— Start —
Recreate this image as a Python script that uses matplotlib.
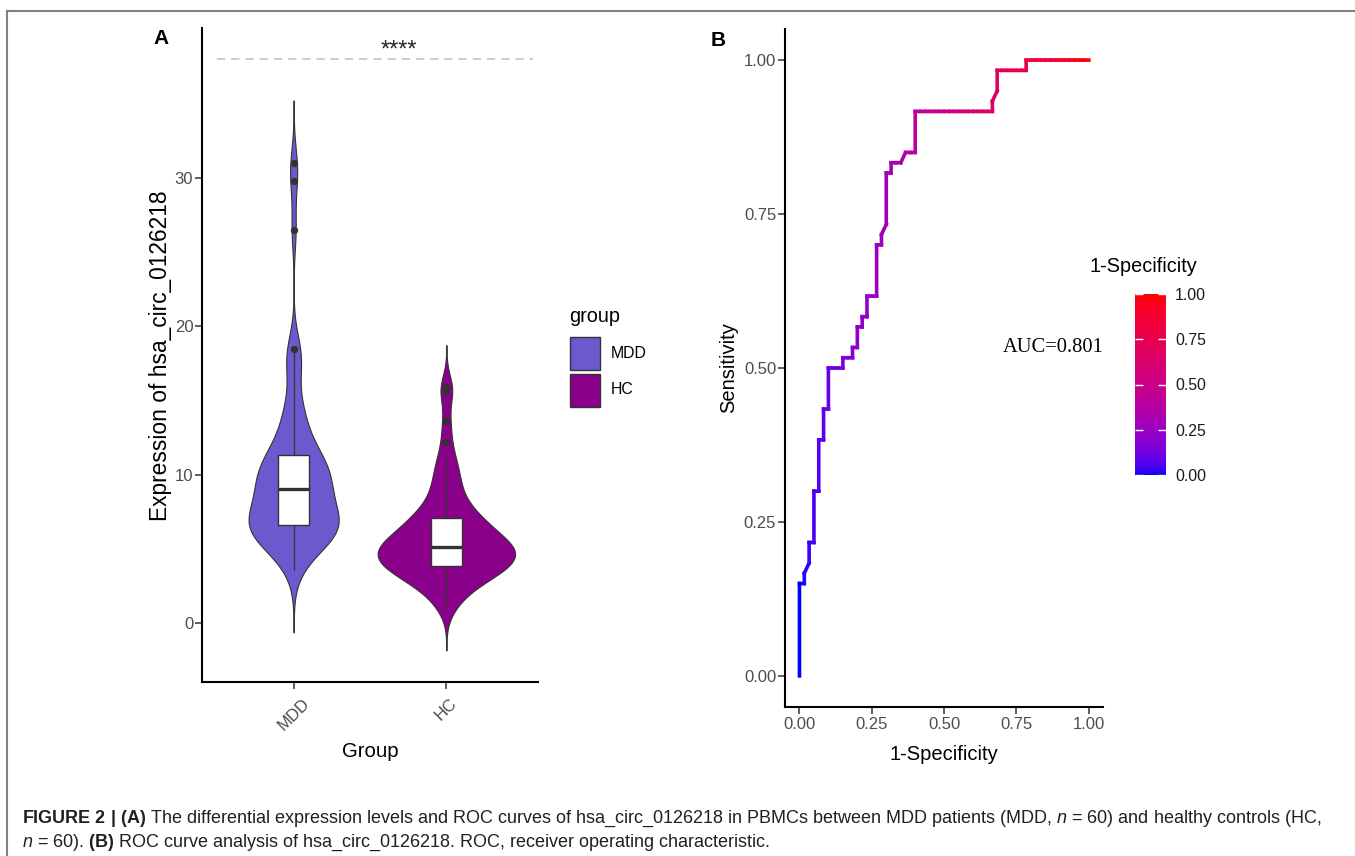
import re
import numpy as np
import matplotlib
matplotlib.use("Agg")
import matplotlib.pyplot as plt
from matplotlib.collections import LineCollection
from matplotlib.colors import ListedColormap, Normalize
from matplotlib.patches import Rectangle
from matplotlib.lines import Line2D
import matplotlib.cm as cm

plt.rcParams["font.family"] = ["Liberation Sans", "DejaVu Sans"]
plt.rcParams["mathtext.fontset"] = "custom"
plt.rcParams["mathtext.rm"] = "Liberation Sans"
plt.rcParams["mathtext.it"] = "Liberation Sans:italic"
plt.rcParams["mathtext.bf"] = "Liberation Sans:bold"

# ---------------- data ----------------
groups = ["MDD", "HC"]
group_colors = ["#6A5ACD", "#8B008B"]

mdd_expr = np.array([
    3.59, 4.3, 4.8, 5.1, 5.35, 5.55, 5.7, 5.85, 5.95, 6.05, 6.15, 6.25, 6.35, 6.45, 6.55,
    6.62, 6.7, 6.8, 6.9, 7.0, 7.1, 7.25, 7.4, 7.6, 7.8, 8.05, 8.3, 8.55, 8.8, 9.0,
    9.08, 9.2, 9.35, 9.5, 9.65, 9.8, 9.95, 10.1, 10.3, 10.5, 10.7, 10.9, 11.1, 11.25, 11.3,
    11.45, 11.9, 12.4, 12.9, 13.4, 13.9, 14.4, 15.0, 16.9, 17.6, 18.3,
    18.5, 26.5, 29.8, 31.0,
])
hc_expr = np.array([
    1.01, 1.6, 2.0, 2.3, 2.55, 2.75, 2.95, 3.1, 3.25, 3.4, 3.5, 3.6, 3.7, 3.78, 3.84,
    3.9, 4.0, 4.1, 4.2, 4.3, 4.4, 4.5, 4.6, 4.7, 4.8, 4.88, 4.95, 5.02, 5.08, 5.14,
    5.18, 5.28, 5.38, 5.5, 5.62, 5.75, 5.88, 6.0, 6.15, 6.3, 6.45, 6.6, 6.75, 6.9, 7.05,
    7.15, 7.4, 7.7, 8.0, 8.3, 8.7, 9.1, 9.6, 10.1, 10.6, 11.1,
    12.2, 13.6, 15.6, 15.9,
])
signif_label = "****"
signif_y = 38.0
signif_x = 1.69

# samples ranked by decreasing score: P = MDD, N = HC, (..) = tied scores
roc_ranking = ("PPPPPPPPP N P (PN) PP N PPPPP N PPPPP N PPP N PPPP NNN P NN P N PP N P N PP NN "
               "PPPPP N P (PN) PPPPP N P NN (PN) NN PPPP NNNNNNNNNNNNNNNN P (PN) PP NNNNNN P "
               "NNNNNNNNNNNNN")

a_yticks = [0, 10, 20, 30]
b_ticks = [0.0, 0.25, 0.5, 0.75, 1.0]
b_ticklabels = ["0.00", "0.25", "0.50", "0.75", "1.00"]

caption_1 = (r"$\mathbf{FIGURE\ 2\ |\ (A)}$ The differential expression levels and ROC curves of "
             r"hsa_circ_0126218 in PBMCs between MDD patients (MDD, $n$ = 60) and healthy controls (HC,")
caption_2 = (r"$n$ = 60). $\mathbf{(B)}$ ROC curve analysis of hsa_circ_0126218. ROC, receiver "
             r"operating characteristic.")

# ---------------- helpers ----------------
W, H = 1355, 856
fig = plt.figure(figsize=(W / 100, H / 100), dpi=100)
fig.patch.set_facecolor("white")


def fx(x):
    return x / W


def fy(y):
    return 1 - y / H


def axes_px(left, top, right, bottom):
    return fig.add_axes([left / W, 1 - bottom / H, (right - left) / W, (bottom - top) / H])


def bw_nrd0(x):
    sd = np.std(x, ddof=1)
    q75, q25 = np.percentile(x, [75, 25])
    return 0.9 * min(sd, (q75 - q25) / 1.34) * len(x) ** -0.2


def kde(x, bw, cut=3, n=512):
    grid = np.linspace(x.min() - cut * bw, x.max() + cut * bw, n)
    z = (grid[:, None] - x[None, :]) / bw
    d = np.exp(-0.5 * z ** 2).sum(axis=1) / (len(x) * bw * np.sqrt(2 * np.pi))
    return grid, d


# blue -> red gradient interpolated in CIELAB
_M = np.array([[0.4124, 0.3576, 0.1805], [0.2126, 0.7152, 0.0722], [0.0193, 0.1192, 0.9505]])
_WHITE = np.array([0.95047, 1.0, 1.08883])


def rgb_to_lab(rgb):
    c = np.asarray(rgb, float)
    lin = np.where(c <= 0.04045, c / 12.92, ((c + 0.055) / 1.055) ** 2.4)
    t = (_M @ lin) / _WHITE
    f = np.where(t > 0.008856, np.cbrt(t), 7.787 * t + 16 / 116)
    return np.array([116 * f[1] - 16, 500 * (f[0] - f[1]), 200 * (f[1] - f[2])])


def lab_to_rgb(lab):
    L, a, b = lab
    fyv = (L + 16) / 116
    f = np.array([fyv + a / 500, fyv, fyv - b / 200])
    t = np.where(f ** 3 > 0.008856, f ** 3, (f - 16 / 116) / 7.787)
    lin = np.linalg.solve(_M, t * _WHITE)
    lin = np.clip(lin, 0, 1)
    c = np.where(lin <= 0.0031308, 12.92 * lin, 1.055 * lin ** (1 / 2.4) - 0.055)
    return np.clip(c, 0, 1)


lab_lo = rgb_to_lab([0, 0, 1])
lab_hi = rgb_to_lab([1, 0, 0])
grad = [lab_to_rgb(lab_lo + s * (lab_hi - lab_lo)) for s in np.linspace(0, 1, 256)]
roc_cmap = ListedColormap(grad)

# ---------------- panel A ----------------
axA = axes_px(202, 28, 538, 682)
axA.set_xlim(0.4, 2.6)
axA.set_ylim(-3.95, 40.08)

samples = [mdd_expr, hc_expr]
dens = [kde(v, bw_nrd0(v)) for v in samples]
dmax = max(d.max() for _, d in dens)
edge = "#333333"
for i, (vals, (grid, d), col) in enumerate(zip(samples, dens, group_colors)):
    pos = i + 1
    half = 0.45 * d / dmax
    axA.fill_betweenx(grid, pos - half, pos + half, facecolor=col, edgecolor=edge,
                      linewidth=0.8, zorder=1)
    q1, med, q3 = np.percentile(vals, [25, 50, 75])
    iqr = q3 - q1
    inside = vals[(vals >= q1 - 1.5 * iqr) & (vals <= q3 + 1.5 * iqr)]
    outl = vals[(vals < q1 - 1.5 * iqr) | (vals > q3 + 1.5 * iqr)]
    axA.plot([pos, pos], [q3, inside.max()], color=edge, lw=0.9, zorder=2)
    axA.plot([pos, pos], [inside.min(), q1], color=edge, lw=0.9, zorder=2)
    axA.add_patch(Rectangle((pos - 0.1, q1), 0.2, q3 - q1, facecolor="white",
                            edgecolor=edge, linewidth=1.0, zorder=3))
    axA.plot([pos - 0.1, pos + 0.1], [med, med], color=edge, lw=2.4,
             solid_capstyle="butt", zorder=4)
    axA.plot(np.full(len(outl), pos), outl, "o", ms=4.3, color=edge, zorder=4)

axA.axhline(signif_y, xmin=0.044, xmax=0.986, color="#BEBEBE", lw=1.1,
            linestyle=(0, (5.4, 3.9)), zorder=1)
axA.text(signif_x, signif_y + 0.15, signif_label, ha="center", va="baseline", fontsize=17,
         color="#222222")

axA.set_xticks([1, 2])
axA.set_xticklabels(groups, rotation=45, ha="center", va="top")
axA.set_yticks(a_yticks)
axA.tick_params(axis="both", length=4.8, width=1.1, color="#333333",
                labelsize=12, labelcolor="#4D4D4D")
axA.tick_params(axis="y", pad=1.5)
axA.tick_params(axis="x", pad=5)
for s in ["top", "right"]:
    axA.spines[s].set_visible(False)
for s in ["left", "bottom"]:
    axA.spines[s].set_linewidth(1.5)
    axA.spines[s].set_color("black")

fig.text(fx(370), fy(751.5), "Group", ha="center", va="center", fontsize=14.7)
fig.text(fx(161), fy(355.5), "Expression of hsa_circ_0126218", ha="center", va="center",
         rotation=90, fontsize=16.4)
fig.text(fx(161), fy(39), "A", ha="center", va="center", fontsize=15, fontweight="bold")

# legend for panel A
fig.text(fx(569), fy(316), "group", ha="left", va="center", fontsize=14.3)
key_tops = [336.5, 373.5]
for name, col, top in zip(groups, group_colors, key_tops):
    fig.add_artist(Rectangle((fx(569.5), fy(top + 33)), 30 / W, 33 / H,
                             transform=fig.transFigure, facecolor=col,
                             edgecolor=edge, linewidth=1.0))
    fig.text(fx(610.5), fy(top + 16.5), name, ha="left", va="center", fontsize=11.4)

# ---------------- panel B ----------------
fp, tp = [0], [0]
for tok in re.findall(r"\([PN]+\)|[PN]", roc_ranking):
    fp.append(fp[-1] + tok.count("N"))
    tp.append(tp[-1] + tok.count("P"))
fpr = np.array(fp) / fp[-1]
tpr = np.array(tp) / tp[-1]
auc = np.trapezoid(tpr, fpr)

# path segments coloured by their starting 1-specificity; consecutive vertical
# steps at the same 1-specificity share one colour and are drawn as one piece
segs, seg_x = [], []
for k in range(len(fpr) - 1):
    p0, p1 = (fpr[k], tpr[k]), (fpr[k + 1], tpr[k + 1])
    if segs and p0[0] == p1[0] and segs[-1][0][0] == segs[-1][1][0] == p0[0]:
        segs[-1] = [segs[-1][0], p1]
    else:
        segs.append([p0, p1])
        seg_x.append(p0[0])

axB = axes_px(785, 29.3, 1103.3, 706.7)
axB.set_xlim(-0.05, 1.05)
axB.set_ylim(-0.05, 1.05)
norm = Normalize(0, 1)
lc = LineCollection(segs, colors=roc_cmap(norm(np.array(seg_x))), linewidths=2.6,
                    capstyle="projecting", joinstyle="miter", snap=False)
axB.add_collection(lc)
axB.text(0.877, 0.533, f"AUC={auc:.3f}", ha="center", va="center", fontsize=14.8,
         family=["Liberation Serif", "DejaVu Serif"])

axB.set_xticks(b_ticks)
axB.set_xticklabels(b_ticklabels)
axB.set_yticks(b_ticks)
axB.set_yticklabels(b_ticklabels)
axB.tick_params(axis="both", length=4.8, width=1.1, color="#333333",
                labelsize=12, labelcolor="#4D4D4D")
axB.tick_params(axis="y", pad=1.5)
axB.tick_params(axis="x", pad=2.5)
for s in ["top", "right"]:
    axB.spines[s].set_visible(False)
for s in ["left", "bottom"]:
    axB.spines[s].set_linewidth(1.5)
    axB.spines[s].set_color("black")

fig.text(fx(944), fy(754), "1-Specificity", ha="center", va="center", fontsize=14.5)
fig.text(fx(729), fy(368), "Sensitivity", ha="center", va="center", rotation=90,
         fontsize=14.5)
fig.text(fx(718), fy(40), "B", ha="center", va="center", fontsize=15, fontweight="bold")

# colour bar
cax = axes_px(1134.5, 294, 1166, 475)
sm = cm.ScalarMappable(norm=norm, cmap=roc_cmap)
cbar = fig.colorbar(sm, cax=cax, ticks=b_ticks)
cbar.set_ticklabels(b_ticklabels)
cbar.outline.set_visible(False)
cax.tick_params(direction="in", length=6, width=1.0, color="white", left=True,
                right=True, labelsize=11.4, labelcolor="#1A1A1A", pad=6.5)
fig.text(fx(1143.5), fy(266.5), "1-Specificity", ha="center", va="center", fontsize=14.3)

# ---------------- frame & caption ----------------
fig.add_artist(Line2D([fx(7.5), 1.0], [fy(10.7), fy(10.7)], transform=fig.transFigure,
                      color="#808080", lw=1.5))
fig.add_artist(Line2D([fx(7.5), fx(7.5)], [fy(10.7), 0.0], transform=fig.transFigure,
                      color="#808080", lw=1.5))
fig.text(fx(22), fy(823), caption_1, ha="left", va="baseline", fontsize=12.95, color="#231F20")
fig.text(fx(22), fy(847), caption_2, ha="left", va="baseline", fontsize=12.95, color="#231F20")

fig.savefig("out.png", dpi=100, facecolor="white")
— End —
Written request >> Pictures stay out. Print the data exactly, from its first line through the line containing "import matplotlib.cm as cm".

Task solution >>
Recreate this image as a Python script that uses matplotlib.
import re
import numpy as np
import matplotlib
matplotlib.use("Agg")
import matplotlib.pyplot as plt
from matplotlib.collections import LineCollection
from matplotlib.colors import ListedColormap, Normalize
from matplotlib.patches import Rectangle
from matplotlib.lines import Line2D
import matplotlib.cm as cm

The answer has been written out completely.